The group became Solas, Gaelic for “light,” and released its first album in 1996 to popular and critical acclaim. The Boston Herald declared Solas “not merely America’s best Irish traditional band but maybe the world’s.”

Though the band’s lineup has changed several times in the years that have passed – Solas now includes Egan and Horan, as well as Mick McAuley on accordion, vocalist Deirdre Scanlan, and Eamon McElholm, a keyboardist and backup vocalist – it hasn’t distilled their sound.

“I think anytime you have any kind of change in a band it’s a challenge, but we’ve been fortunate,” Egan said in a soft brogue – though he was born in Pennsylvania, the family moved to Ireland when he was 4. “The whole idea of Solas all along is everybody in the band being themselves and bringing what they have into the collective.”

Most bring a pedigree. Egan has released three solo albums, he collaborated with Sarah McLachlan on “I Will Remember You,” he wrote the soundtrack to the movie “The Brothers McMullen,” and his music also can be heard on the “Dead Man Walking” soundtrack. Horan, a New York native, was a fiddler for Cherish the Ladies. In addition to two solo albums, she also has recorded with the likes of Patty Larkin and Eileen Ivers. She’s also a nine-time Irish step-dancing champion, and she’ll treat visitors at this year’s National Folk Festival to a step or two.

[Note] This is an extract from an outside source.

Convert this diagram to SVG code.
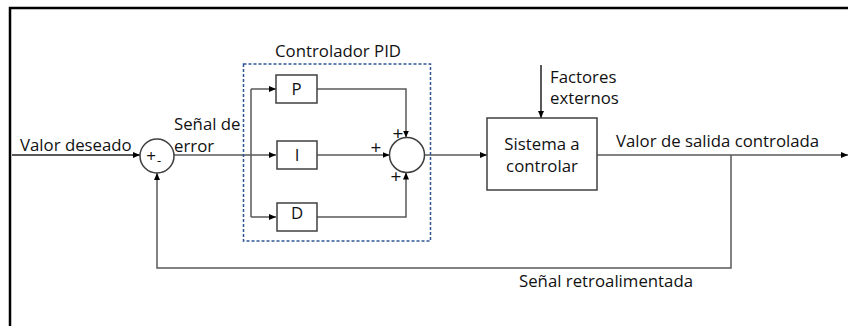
<svg xmlns="http://www.w3.org/2000/svg" width="848" height="326" viewBox="0 0 848 326">
<defs>
<marker id="ah" markerWidth="7" markerHeight="6" refX="7" refY="3" orient="auto" markerUnits="userSpaceOnUse">
<path d="M0,0 L7,3 L0,6 Z" fill="#000"/>
</marker>
<style>
.t{font-family:"Open Sans","Liberation Sans",sans-serif;font-size:16.8px;fill:#111}
.s{font-family:"Open Sans","Liberation Sans",sans-serif;font-size:19px;fill:#111}
.c{fill:none;stroke:#595959;stroke-width:1.5}
.b{fill:#fff;stroke:#404040;stroke-width:1.5}
.a{marker-end:url(#ah)}
</style>
</defs>
<rect width="848" height="326" fill="#fff"/>
<path d="M10,326 V8 H848" fill="none" stroke="#000" stroke-width="2.5"/>

<g id="connectors">
<line class="c a" x1="12" y1="155" x2="140" y2="155" style="stroke:#222"/>
<line class="c" x1="174" y1="155" x2="251" y2="155"/>
<path class="c" d="M251,89 V217"/>
<path class="c a" d="M251,89 H276"/>
<path class="c a" d="M251,155 H276"/>
<path class="c a" d="M251,217 H276"/>
<path class="c a" d="M317,89 H406 V137.5"/>
<path class="c a" d="M317,155 H389.5"/>
<path class="c a" d="M317,217 H406 V172.5"/>
<path class="c a" d="M424.5,155 H487"/>
<path class="c a" d="M541,65 V118" style="stroke:#222"/>
<path class="c a" d="M597,155 H848"/>
<path class="c a" d="M731,155 V268 H157 V173"/>
</g>

<g id="sum1">
<circle class="b" cx="157" cy="156" r="17"/>
<text class="s" x="151" y="161.5" text-anchor="middle" style="font-size:17px">+</text>
<text class="t" x="159" y="165" text-anchor="middle" style="font-size:13px">-</text>
</g>

<g id="pid">
<rect x="243.5" y="64" width="187" height="177" fill="none" stroke="#2F5597" stroke-width="1.5" stroke-dasharray="3 2"/>
<text class="t" x="338" y="57" text-anchor="middle">Controlador PID</text>
</g>

<g id="p">
<rect class="b" x="276" y="75" width="41" height="28"/>
<text class="t" x="296.5" y="95" text-anchor="middle">P</text>
</g>
<g id="i">
<rect class="b" x="277" y="141" width="40" height="28"/>
<text class="t" x="297" y="161" text-anchor="middle">I</text>
</g>
<g id="d">
<rect class="b" x="277" y="203" width="40" height="28"/>
<text class="t" x="297" y="219" text-anchor="middle">D</text>
</g>

<g id="sum2">
<circle class="b" cx="407" cy="155" r="17.5"/>
<text class="s" x="398" y="139.5" text-anchor="middle">+</text>
<text class="s" x="376" y="154" text-anchor="middle">+</text>
<text class="s" x="396" y="183" text-anchor="middle">+</text>
</g>

<g id="sistema">
<rect class="b" x="487" y="118" width="110" height="72"/>
<text class="t" x="542" y="150" text-anchor="middle">Sistema a</text>
<text class="t" x="542" y="172" text-anchor="middle">controlar</text>
</g>

<g id="labels">
<text class="t" x="20" y="151">Valor deseado</text>
<text class="t" x="174" y="130">Señal de</text>
<text class="t" x="174" y="152">error</text>
<text class="t" x="550" y="83">Factores</text>
<text class="t" x="550" y="104">externos</text>
<text class="t" x="616" y="147">Valor de salida controlada</text>
<text class="t" x="519" y="287">Señal retroalimentada</text>
</g>
</svg>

Scanlan joined the band in 1999, shortly after her solo debut garnered widespread praise in her native Ireland. Scanlan’s fellow countryman McElholm is Solas’ newest member. While studying in Manchester, England, McElholm won the Performing Rights Society-John Lennon Songwriters Award, and he later worked with the popular Irish band Stockton’s Wing. McAuley is regarded as one of Ireland’s finest accordionists, and he recently released his first solo album.

As the band’s membership has evolved, so has its music.

“We’ve gotten a little more advanced in our choice of material, particularly songs,” Egan said. Solas’ last album, “The Edge of Silence,” included covers of songs by Bob Dylan, Nick Drake and Tom Waits. “We’re expanding instrumentation on our albums and availing ourselves to some of the technology, as well.”

Though the band’s earliest music fell well within the realm of traditional Irish music, they were always open to new ideas. It’s a fine line to walk, however. When people go out to hear Irish music, they expect to hear a jig. When they don’t, some go home unhappy.

The same can be said of Solas’ recent releases, which have been met with mixed reviews. Some critics were left scratching their heads, while others extolled the band’s fearlessness. A Billboard reviewer wrote of “Another Day,” “Solas manages to be contemporary without being overtly modern.”

“Even from the beginning, we never said, ‘OK, this is what we’re going to be,'” Egan said. “We don’t want to get complacent. I think it’s important, even if people get annoyed, it’s important to keep pushing. It doesn’t always make things easiest, but it seems to work for us.”

It’s been working since that first folk festival, nearly a decade ago. In retrospect, it was the perfect place for a band like Solas, which embraces diversity and musical experimentation, to get its start.

“One of the things I think is just fantastic is it brings together such a wide range of artists, who even at the most adventurous festivals, never get together,” Egan said. “The wide range of different types of music and art is just extraordinary.”